Ross Harris trial ready to resume 300 miles away


THE PLAYERS

Justin Ross Harris

Before his arrest for Cooper’s murder, Harris had never been in trouble with the law and at one time worked as a 911 dispatcher in Alabama. He was raised in the Tuscaloosa area and graduated from the University of Alabama. He accepted a job as a web developer with Home Depot in 2012 and moved to Marietta with his wife and their newborn son. Harris has been held in the Cobb County Jail since the day his only child died, June 18, 2014.

Leanna Taylor

Born and raised about an hour outside of Tuscaloosa, Leanna was set up on a blind date with Ross Harris in 2004, after which Harris told friends he was “going to marry that girl.” The couple tied the knot in 2006. Shortly after they moved to Marietta in 2012, Leanna gave birth to Cooper. Even as sordid details about Ross’s extramarital sex life emerged in the weeks after Cooper’s death, Leanna continued to stand by her husband. But right before jury selection began in Cobb, she sought and was granted a divorce. She is still expected to be a key witness for the defense. Her attorney says Taylor — she now goes by her maiden name — remains convinced that her son’s death was an accident.

Maddox Kilgore

Harris’s lead defense attorney was once a prosecutor in the Cobb district attorney’s office. Early in his career, Kilgore worked in the criminal division of the state attorney general’s office, representing the state in criminal appeals. “I got to go to state prisons all over the state, up in the mountains, down in the swamps. If someone was trying to get out of jail on a technicality, I had to keep him in, ” he said during a recent talk at Kennesaw State University. He then prosecuted felony cases in the Cobb DA’s office for six years before moving over to the defense bar in 2005.

Vic Reynolds

The prosecution of Ross Harris stands as the biggest case of Reynolds’ brief tenure as Cobb’s district attorney. The Rome native was a police officer before deciding to become a lawyer. He started off at a civil litigation firm before signing on as a prosecutor in the Fulton County DA’s office. He then moved to the Cobb DA’s office, later served as a judge and also practiced for several years as a defense attorney. His clients included Lynn Turner, the infamous Black Widow killer who was convicted of poisoning her two husbands with antifreeze. Reynolds was elected Cobb’s DA in 2012.

Chuck Boring

Cobb’s senior assistant district attorney leads the prosecution team. The Griffin native joined the Cobb DA’s office 15 years ago, focusing primarily on crimes against children. He now heads the Special Victims Unit. Said DA Reynolds: “Any time there is a case involving a child victim it goes through Chuck’s unit. … So in looking at this particular case, and obviously having a child victim, I made the decision to put Chuck as point on the case.”

Phil Stoddard

The lead investigator in the Harris case has been a key witness for the prosecution in multiple pretrial hearings and, because of that testimony, is also expected to emerge as a major component of the defense’s case. The defense argues he focused on Harris from the beginning, going so far as to exaggerate or even fabricate testimony implicating the defendant in his son’s death. He joined the Cobb Police Department in 2007 after six years with Atlanta police and had worked in the CCPD’s crimes against persons unit for about seven months when he was assigned Harris’ case.

Mary Staley Clark

The Cobb Superior Court judge surprised observers when she granted a change of venue and will relocate to Glynn County along with court personnel for the duration of the trial. Staley Clark is a former assistant district attorney in Cobb who is widely viewed as one of the more prosecutor-friendly judges in metro Atlanta. She was elected to the bench in 1992 and is up for re-election in November.

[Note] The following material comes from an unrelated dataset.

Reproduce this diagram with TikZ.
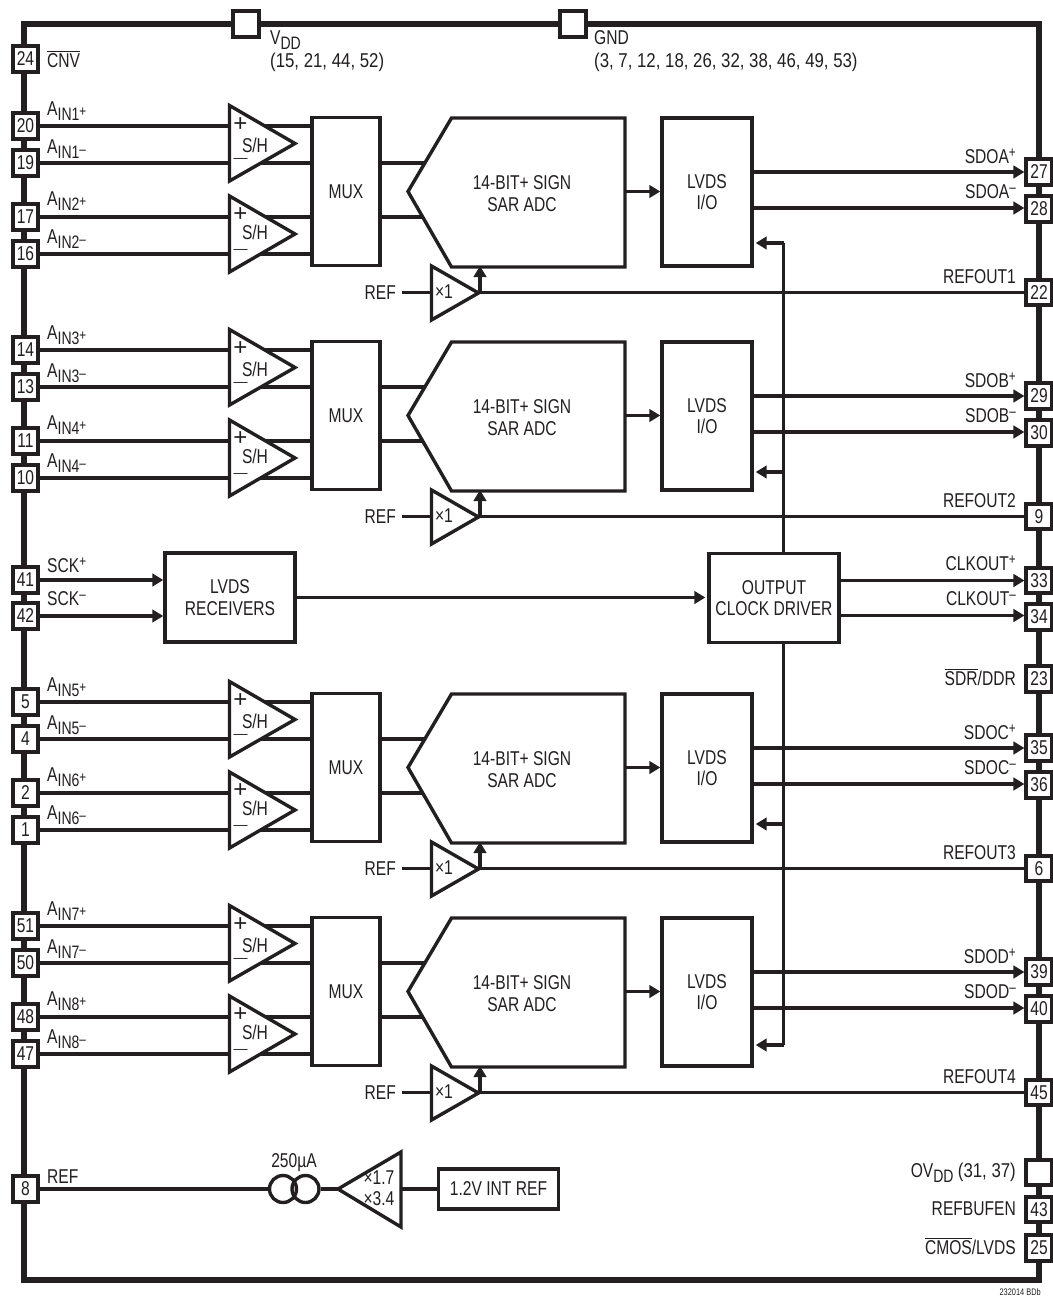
\documentclass[tikz,border=0pt]{standalone}
\usepackage{fontspec}
\setmainfont[FakeStretch=0.78]{Liberation Sans}
\newfontfamily\widefont[FakeStretch=0.84]{Liberation Sans}
\newfontfamily\signfont{Liberation Sans}
\usetikzlibrary{arrows.meta,backgrounds,calc}
\definecolor{ink}{HTML}{231F20}
\newcommand{\txtsize}{\fontsize{20}{21.5}\selectfont}
\newcommand{\subsz}{\fontsize{18}{18}\selectfont}
\newcommand{\supsz}{\fontsize{15}{15}\selectfont}
\newcommand{\ainlab}[2]{A\raisebox{-5pt}{\subsz IN#1}\raisebox{-1pt}{\supsz #2}}
\newcommand{\suplab}[1]{\raisebox{6pt}{\supsz #1}}
\newcommand{\subdd}{\raisebox{-5pt}{\fontsize{18}{18}\selectfont DD}}
\newcommand{\barred}[1]{$\overline{\hbox{#1}}$}
\newcommand{\plussign}{{\signfont\fontsize{24}{24}\selectfont +}}
\newcommand{\minussign}{{\signfont\fontsize{14}{14}\selectfont —}}
\tikzset{
  every node/.style={font=\txtsize,text=ink},
  wire/.style={draw=ink,line width=3.4pt},
  arrowwire/.style={wire,-{Triangle[length=11pt,width=12.5pt]}},
  framewire/.style={draw=ink,line width=5.5pt,line join=miter},
  pin/.style={draw=ink,fill=white,line width=3.6pt,minimum size=25.5pt,inner sep=0pt},
  block/.style={draw=ink,fill=white,line width=3.4pt,inner sep=0pt,align=center},
  tri/.style={draw=ink,fill=white,line width=3.4pt,line join=miter},
  lab/.style={inner sep=0pt,anchor=base west},
  rlab/.style={inner sep=0pt,anchor=base east},
  plain/.style={inner sep=0pt,align=center},
}
\begin{document}
\begin{tikzpicture}[x=1pt,y=-1pt]
\useasboundingbox (0,0) rectangle (1052,1298);
% frame
\coordinate (fTL) at (24,24); \coordinate (fTR) at (1039,24);
\coordinate (fBR) at (1039,1280); \coordinate (fBL) at (24,1280);
\begin{pgfonlayer}{background}
\fill[white] (0,0) rectangle (1052,1298);
\draw[framewire] (fTL) -- (fTR) -- (fBR) -- (fBL) -- cycle;
\end{pgfonlayer}
% supply pins
\node[pin] (pVDD) at (246,24) {};
\node[pin] (pGND) at (573,24) {};
\node[lab] (lVDD) at (270,45) {V\subdd};
\node[lab] (lVDDn) at (270,67) {\widefont (15, 21, 44, 52)};
\node[lab] (lGND) at (594,45) {GND};
\node[lab] (lGNDn) at (594,67) {\widefont (3, 7, 12, 18, 26, 32, 38, 46, 49, 53)};
\node[pin] (p24) at (25.5,59) {24};
\node[lab] (l24) at (47,67) {\barred{CNV}};
% clock section
\node[pin] (p41) at (25.5,580) {41};
\node[pin] (p42) at (25.5,616) {42};
\node[lab] (l41) at (47,572) {SCK\suplab{+}};
\node[lab] (l42) at (47,605) {SCK\suplab{--}};
\node[block,minimum width=130pt,minimum height=89pt] (rcv) at (230,597.5) {LVDS\\RECEIVERS};
\node[block,minimum width=130pt,minimum height=89pt] (drv) at (774,598) {OUTPUT\\CLOCK DRIVER};
\node[pin] (p33) at (1039,580.5) {33};
\node[pin] (p34) at (1039,617) {34};
\node[rlab] (l33) at (1016,570) {CLKOUT\suplab{+}};
\node[rlab] (l34) at (1016,605) {CLKOUT\suplab{--}};
\node[pin] (p23) at (1039,679) {23};
\node[rlab] (l23) at (1016,685) {\barred{SDR}/DDR};
\coordinate (busN) at (783.5,553);
\coordinate (busS) at (783.5,643);
\begin{pgfonlayer}{background}
\draw[arrowwire] (p41.east) -- (rcv.west |- p41.east);
\draw[arrowwire] (p42.east) -- (rcv.west |- p42.east);
\draw[arrowwire,shorten >=2pt] (rcv.east) -- (drv.west |- rcv.east);
\draw[arrowwire] (drv.east |- p33.west) -- (p33.west);
\draw[arrowwire] (drv.east |- 0,615.5) -- (p34.west |- 0,615.5);
\end{pgfonlayer}
% four channels
\foreach \L/\off/\pa/\pb/\pc/\pd/\ia/\ib/\so/\sm/\rp/\rn/\clk in {
  A/0/20/19/17/16/1/2/27/28/22/1/243,
  B/224/14/13/11/10/3/4/29/30/9/2/472,
  C/576/5/4/2/1/5/6/35/36/6/3/824,
  D/800/51/50/48/47/7/8/39/40/45/4/1045}{
 \begin{scope}[shift={(0,\off)}]
  \node[pin] (pin\pa\L) at (25.5,126) {\pa};
  \node[pin] (pin\pb\L) at (25.5,163) {\pb};
  \node[pin] (pin\pc\L) at (25.5,217) {\pc};
  \node[pin] (pin\pd\L) at (25.5,254) {\pd};
  \node[lab] (la\L) at (47,115) {\ainlab{\ia}{+}};
  \node[lab] (lb\L) at (47,153) {\ainlab{\ia}{--}};
  \node[lab] (lc\L) at (47,205) {\ainlab{\ib}{+}};
  \node[lab] (ld\L) at (47,243) {\ainlab{\ib}{--}};
  % S/H
  \draw[tri] (229.5,105.5) -- (295,143.5) -- (229.5,181) -- cycle;
  \draw[tri] (229.5,196) -- (295,234) -- (229.5,272) -- cycle;
  \node[plain] (sa\L) at (255,145) {S/H};
  \node[plain] (sb\L) at (255,232.5) {S/H};
  \node[plain] (pa\L) at (240.5,125) {\plussign};
  \node[plain] (ma\L) at (240.5,160) {\minussign};
  \node[plain] (pb\L) at (240.5,215) {\plussign};
  \node[plain] (mb\L) at (240.5,251) {\minussign};
  % MUX, ADC, LVDS
  \node[block,minimum width=68pt,minimum height=148pt] (mux\L) at (346,191.5) {MUX};
  \draw[tri] (408,191.5) -- (451.5,118) -- (625,118) -- (625,267) -- (451.5,267) -- cycle;
  \node[plain] (adc\L) at (522,193.5) {14-BIT+ SIGN\\SAR ADC};
  \coordinate (adcA\L) at (424,163);
  \coordinate (adcB\L) at (424,217);
  \coordinate (adcO\L) at (625,191.5);
  \node[block,minimum width=90pt,minimum height=148pt] (io\L) at (707,192) {LVDS\\I/O};
  % output pins
  \node[pin] (pin\so\L) at (1039,172) {\so};
  \node[pin] (pin\sm\L) at (1039,209) {\sm};
  \node[pin] (pin\rp\L) at (1039,292.5) {\rp};
  \node[rlab] (lo\L) at (1016,163) {SDO\L\suplab{+}};
  \node[rlab] (lm\L) at (1016,198) {SDO\L\suplab{--}};
  \node[rlab] (lr\L) at (1016,283) {REFOUT\rn};
  % x1 buffer
  \draw[tri] (431.5,266) -- (478.5,293) -- (431.5,320) -- cycle;
  \coordinate (bufO\L) at (478.5,292.5);
  \coordinate (bufI\L) at (431.5,292.5);
  \coordinate (bufU\L) at (480,266);
  \node[plain] (xo\L) at (444,292) {×1};
  \node[plain,anchor=base east] (ref\L) at (396,299) {REF};
  \begin{pgfonlayer}{background}
   \draw[wire] (pin\pa\L.east) -- (mux\L.west |- pin\pa\L.east);
   \draw[wire] (pin\pb\L.east) -- (mux\L.west |- pin\pb\L.east);
   \draw[wire] (pin\pc\L.east) -- (mux\L.west |- pin\pc\L.east);
   \draw[wire] (pin\pd\L.east) -- (mux\L.west |- pin\pd\L.east);
   \draw[wire] (mux\L.east |- adcA\L) -- (adcA\L);
   \draw[wire] (mux\L.east |- adcB\L) -- (adcB\L);
   \draw[arrowwire] (adcO\L) -- (io\L.west |- adcO\L);
   \draw[arrowwire] (io\L.east |- pin\so\L.west) -- (pin\so\L.west);
   \draw[arrowwire] (io\L.east |- 0,208) -- (pin\sm\L.west |- 0,208);
   \draw[wire] (bufO\L) -- (pin\rp\L.west);
   \draw[arrowwire] (bufU\L |- bufO\L) -- (bufU\L);
   \draw[wire] (ref\L.east |- bufI\L) ++(6,0) -- (bufI\L);
  \end{pgfonlayer}
 \end{scope}
}
% clock bus
\foreach \L/\yy in {A/243,B/472,C/824,D/1045}{
  \coordinate (tap\L) at (783.5,\yy);
}
\begin{pgfonlayer}{background}
\draw[wire] (busN) -- (tapA);
\draw[wire] (busS) -- (tapD);
\foreach \L in {A,B,C,D}{
  \draw[arrowwire,shorten >=2pt] (tap\L) -- (io\L.east |- tap\L);
}
\end{pgfonlayer}
% reference section
\node[pin] (p8) at (25.5,1189) {8};
\node[lab] (l8) at (47,1183) {REF};
\node[draw=ink,fill=white,line width=3.4pt,circle,minimum size=27pt,inner sep=0pt] (csA) at (283,1189) {};
\node[draw=ink,line width=3.4pt,circle,minimum size=27pt,inner sep=0pt] (csB) at (305.5,1189) {};
\node[plain,anchor=base] (lcs) at (294,1167) {250µA};
\draw[tri] (338,1189) -- (401,1152) -- (401,1227) -- cycle;
\coordinate (ampO) at (338,1189);
\coordinate (ampI) at (401,1189);
\node[plain] (xa) at (379,1178) {×1.7};
\node[plain] (xb) at (379,1199) {×3.4};
\node[block,minimum width=120pt,minimum height=40pt] (iref) at (498.5,1189) {1.2V INT REF};
\begin{pgfonlayer}{background}
\draw[wire] (p8.east) -- (csA.west);
\draw[wire] (csB.east) -- (ampO);
\draw[wire] (ampI) -- (iref.west);
\end{pgfonlayer}
% lower right pins
\node[pin] (pOV) at (1039,1172.5) {};
\node[pin] (p43) at (1039,1209.5) {43};
\node[pin] (p25) at (1039,1248) {25};
\node[rlab] (lov) at (1016,1177) {OV\subdd{} \widefont (31, 37)};
\node[rlab] (l43) at (1016,1215) {REFBUFEN};
\node[rlab] (l25) at (1016,1254) {\barred{CMOS}/LVDS};
\node[rlab,font=\fontsize{9.5}{10}\selectfont] (lid) at (1041,1295) {232014 BDb};
\end{tikzpicture}
\end{document}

Four months have passed since Cobb County Superior Court Judge Mary Staley Clark, faced with a jury pool generally hostile to the defendant, granted a change of venue for the trial of Justin Ross Harris.

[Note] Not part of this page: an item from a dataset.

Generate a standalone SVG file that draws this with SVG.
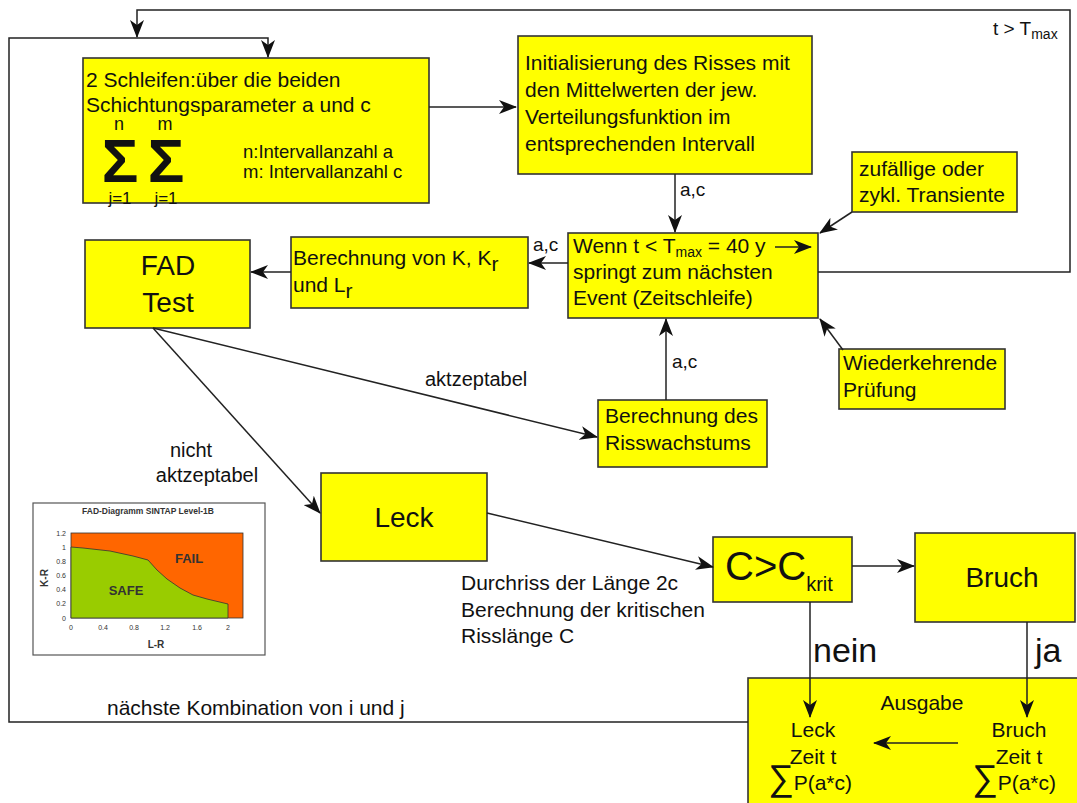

On Monday, a second round of jury selection begins some 300 miles away in Brunswick, where potential jurors are expected to be more open-minded toward the former Home Depot web developer accused of intentionally locking his 22-month-old son inside a hot car to die.

“We needed to move it outside the Atlanta media market that covered this case so extensively,” Cobb Superior Court Administrator Tom Charron said recently. “As a matter of fact, talking to the court officials down there, several of them had to think a minute before (they said), ‘Oh yeah, I think I heard something about that case.’”

That'll change over the next two months as one of the more sensational trials in recent memory plays out in the small coastal town.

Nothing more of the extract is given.